— start —

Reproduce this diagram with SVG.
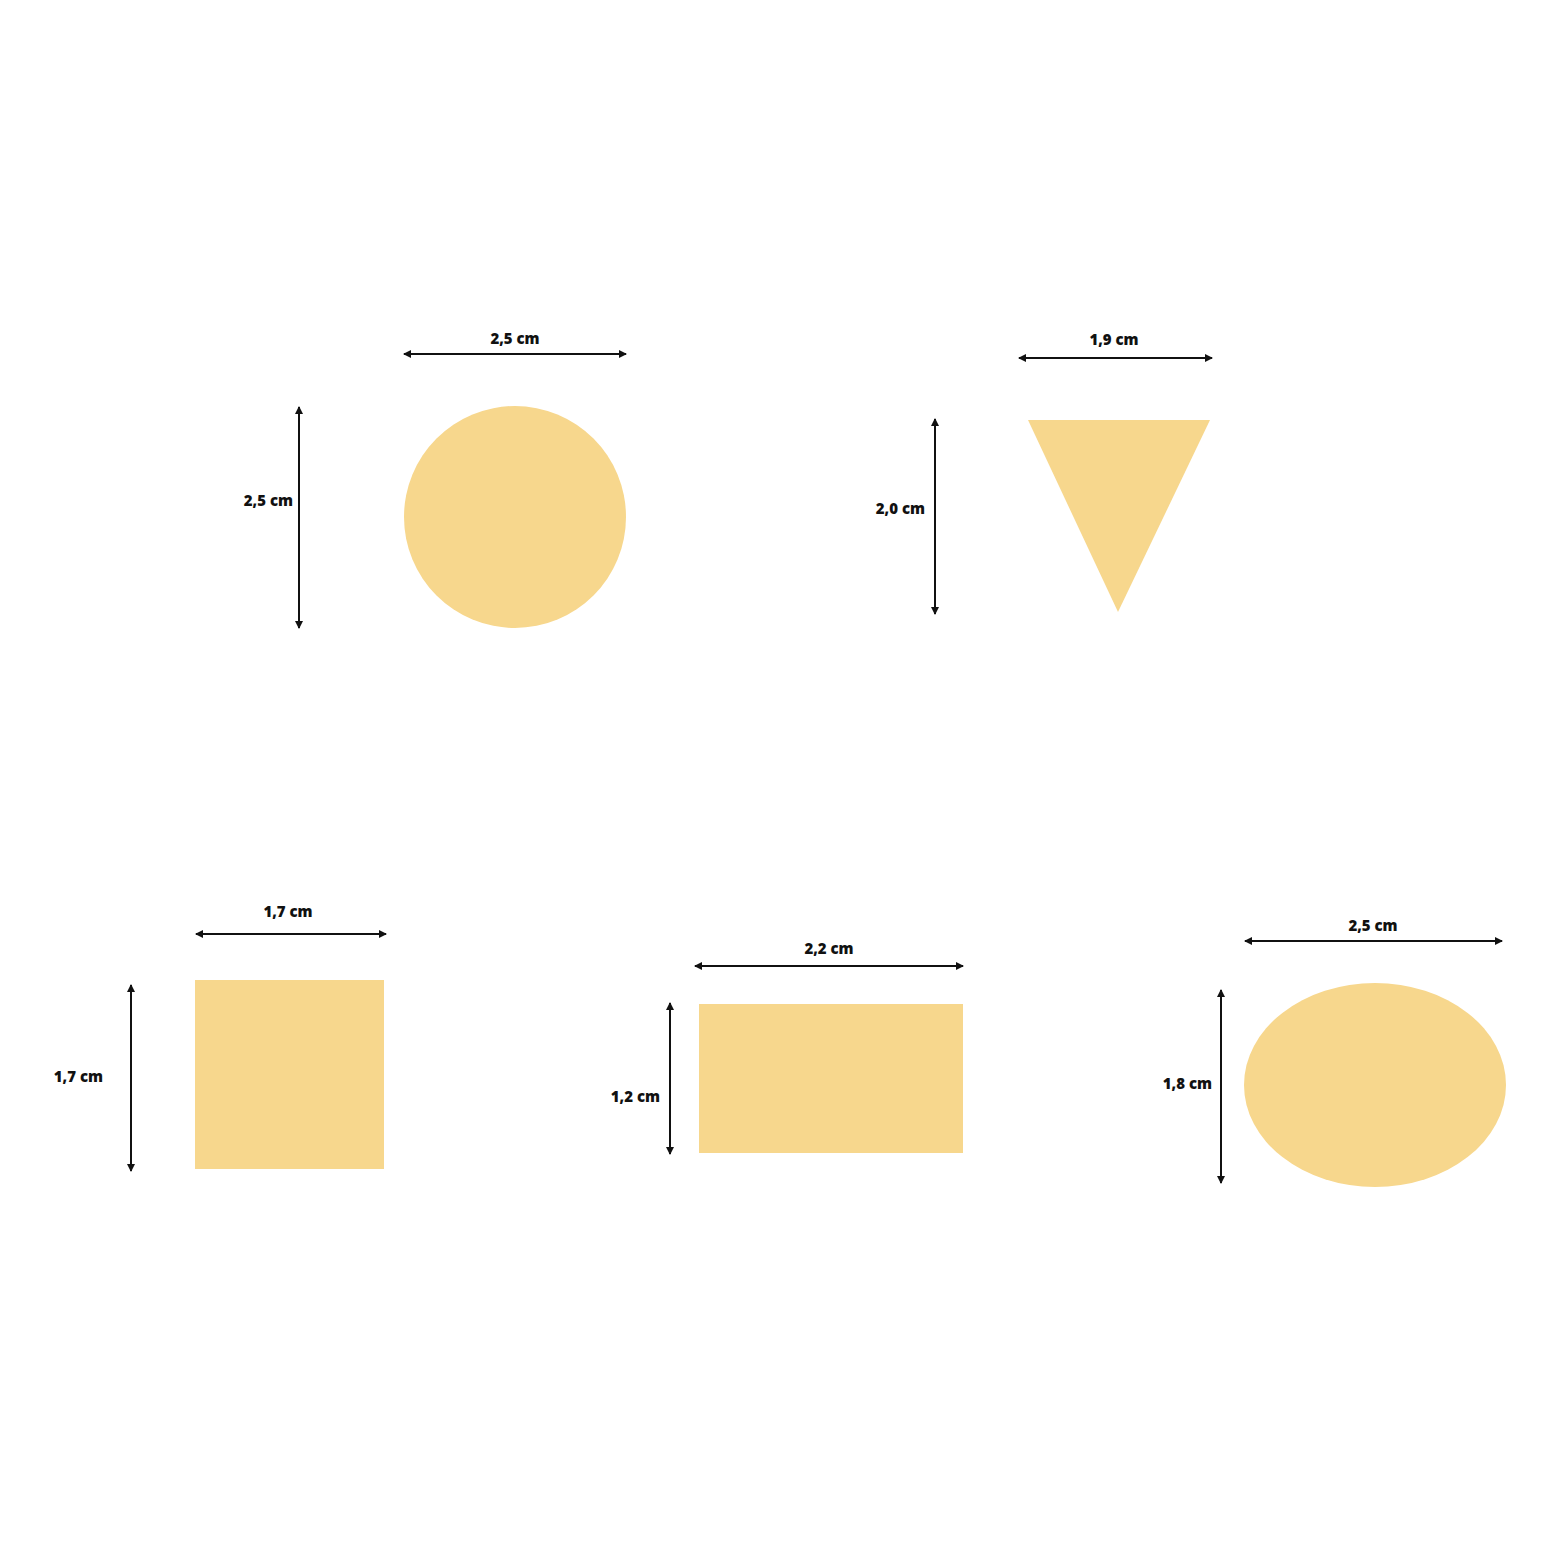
<svg xmlns="http://www.w3.org/2000/svg" width="1568" height="1568" viewBox="0 0 1568 1568">
<style>
.shape{fill:#F7D78D}
.dim{stroke:#111;stroke-width:2;fill:none;marker-start:url(#ah);marker-end:url(#ah)}
.lbl{font-family:"Open Sans","DejaVu Sans",sans-serif;font-weight:800;font-size:15px;fill:#111}
.c{text-anchor:middle}
.e{text-anchor:end}
</style>
<defs>
<marker id="ah" viewBox="0 0 8 8" refX="7" refY="4" markerWidth="4" markerHeight="4" orient="auto-start-reverse" markerUnits="strokeWidth">
<path d="M0,0 L8,4 L0,8 Z" fill="#111"/>
</marker>
</defs>
<rect width="1568" height="1568" fill="#fff"/>
<g id="circle"><circle class="shape" cx="515" cy="517" r="111"/></g>
<g id="triangle"><polygon class="shape" points="1028,420 1210,420 1118,612"/></g>
<g id="square"><rect class="shape" x="195" y="980" width="189" height="189"/></g>
<g id="rectangle"><rect class="shape" x="699" y="1004" width="264" height="149"/></g>
<g id="ellipse"><ellipse class="shape" cx="1375" cy="1085" rx="131" ry="102"/></g>
<g id="connectors">
<line class="dim" x1="404" y1="354" x2="626" y2="354"/>
<line class="dim" x1="299" y1="407" x2="299" y2="628"/>
<line class="dim" x1="1019" y1="358" x2="1212" y2="358"/>
<line class="dim" x1="935" y1="419" x2="935" y2="614"/>
<line class="dim" x1="196" y1="934" x2="386" y2="934"/>
<line class="dim" x1="131" y1="985" x2="131" y2="1171"/>
<line class="dim" x1="695" y1="966" x2="963" y2="966"/>
<line class="dim" x1="670" y1="1003" x2="670" y2="1154"/>
<line class="dim" x1="1245" y1="941" x2="1502" y2="941"/>
<line class="dim" x1="1221" y1="990" x2="1221" y2="1183"/>
</g>
<g id="labels">
<text class="lbl c" x="515" y="344">2,5 cm</text>
<text class="lbl e" x="293" y="506">2,5 cm</text>
<text class="lbl c" x="1114" y="345">1,9 cm</text>
<text class="lbl e" x="925" y="514">2,0 cm</text>
<text class="lbl c" x="288" y="917">1,7 cm</text>
<text class="lbl e" x="103" y="1082">1,7 cm</text>
<text class="lbl c" x="829" y="954">2,2 cm</text>
<text class="lbl e" x="660" y="1102">1,2 cm</text>
<text class="lbl c" x="1373" y="931">2,5 cm</text>
<text class="lbl e" x="1212" y="1089">1,8 cm</text>
</g>
</svg>
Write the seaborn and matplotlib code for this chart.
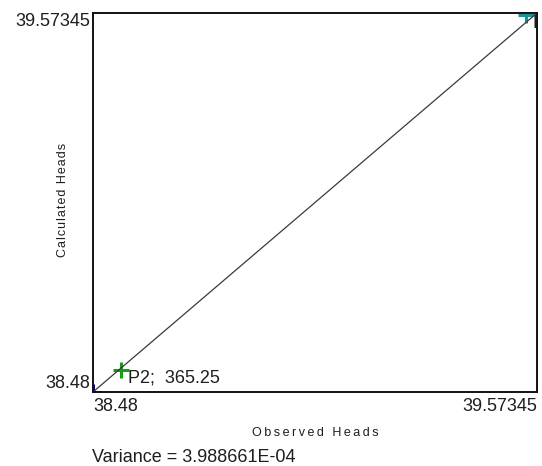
import matplotlib
matplotlib.use("Agg")
import matplotlib.pyplot as plt
import seaborn as sns
import pandas as pd

# ---- data ----
point_names = ["P3", "P2", "P1"]
observed = [38.48, 38.549, 39.5464]
calculated = [38.48, 38.5435, 39.5677]
point_labels = ["", "P2;  365.25", "P1;  365.25"]
point_colors = ["#000080", "#1a9a1a", "#169494"]
axis_min = 38.48
axis_max = 39.57345
tick_values = [axis_min, axis_max]
tick_labels = ["38.48", "39.57345"]
variance_text = "Variance = 3.988661E-04"

df = pd.DataFrame({"name": point_names, "obs": observed, "calc": calculated})
line_df = pd.DataFrame({"x": [axis_min, axis_max], "y": [axis_min, axis_max]})

sns.set_style("white")
plt.rcParams["font.family"] = ["Liberation Sans", "DejaVu Sans"]
txt_color = "#1e1e1e"

fig = plt.figure(figsize=(5.42, 4.66), dpi=100)
ax = fig.add_axes([93 / 542, 1 - 392 / 466, (537 - 93) / 542, (392 - 13) / 466])

sns.lineplot(data=line_df, x="x", y="y", ax=ax, color="#3a3a3a", linewidth=0.9)
sns.scatterplot(data=df, x="obs", y="calc", hue="name", palette=point_colors,
                marker="+", s=130, linewidth=2.2, ax=ax, legend=False, clip_on=True)

for xo, yo, lab in zip(observed, calculated, point_labels):
    if lab:
        t = ax.annotate(lab, (xo, yo), xytext=(5.2, 0), textcoords="offset points",
                        ha="left", va="top", fontsize=13, color=txt_color,
                        annotation_clip=False)
        t.set_clip_on(True)
        t.set_clip_box(ax.bbox)

ax.set_xlim(axis_min, axis_max)
ax.set_ylim(axis_min, axis_max)
ax.set_xticks(tick_values)
ax.set_xticklabels(tick_labels, fontsize=13, color=txt_color)
ax.set_yticks(tick_values)
ax.set_yticklabels(tick_labels, fontsize=13, color=txt_color)
ax.tick_params(axis="x", length=0, pad=4)
ax.tick_params(axis="y", length=0, pad=2)
xl = ax.get_xticklabels()
xl[0].set_ha("left")
xl[1].set_ha("right")
yl = ax.get_yticklabels()
yl[0].set_va("bottom")
yl[1].set_va("top")

ax.set_xlabel("\u2009".join("Observed Heads"), fontsize=9, color=txt_color, labelpad=9)
ax.set_ylabel("\u200a".join("Calculated Heads"), fontsize=9, color=txt_color)
ax.yaxis.set_label_coords((63 - 93) / 444, (392 - 200) / 379)
ax.yaxis.label.set_va("center")

for sp in ax.spines.values():
    sp.set_color("#111111")
    sp.set_linewidth(1.4)

fig.text(92 / 542, 1 - 458 / 466, variance_text, fontsize=13, color=txt_color,
         ha="left", va="center")

fig.savefig("out.png", dpi=100)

— end —

## WORK TO COMPLETE
Give the count of lines in the records that contain "matplotlib", and no other text.

## WRITTEN RESPONSE
4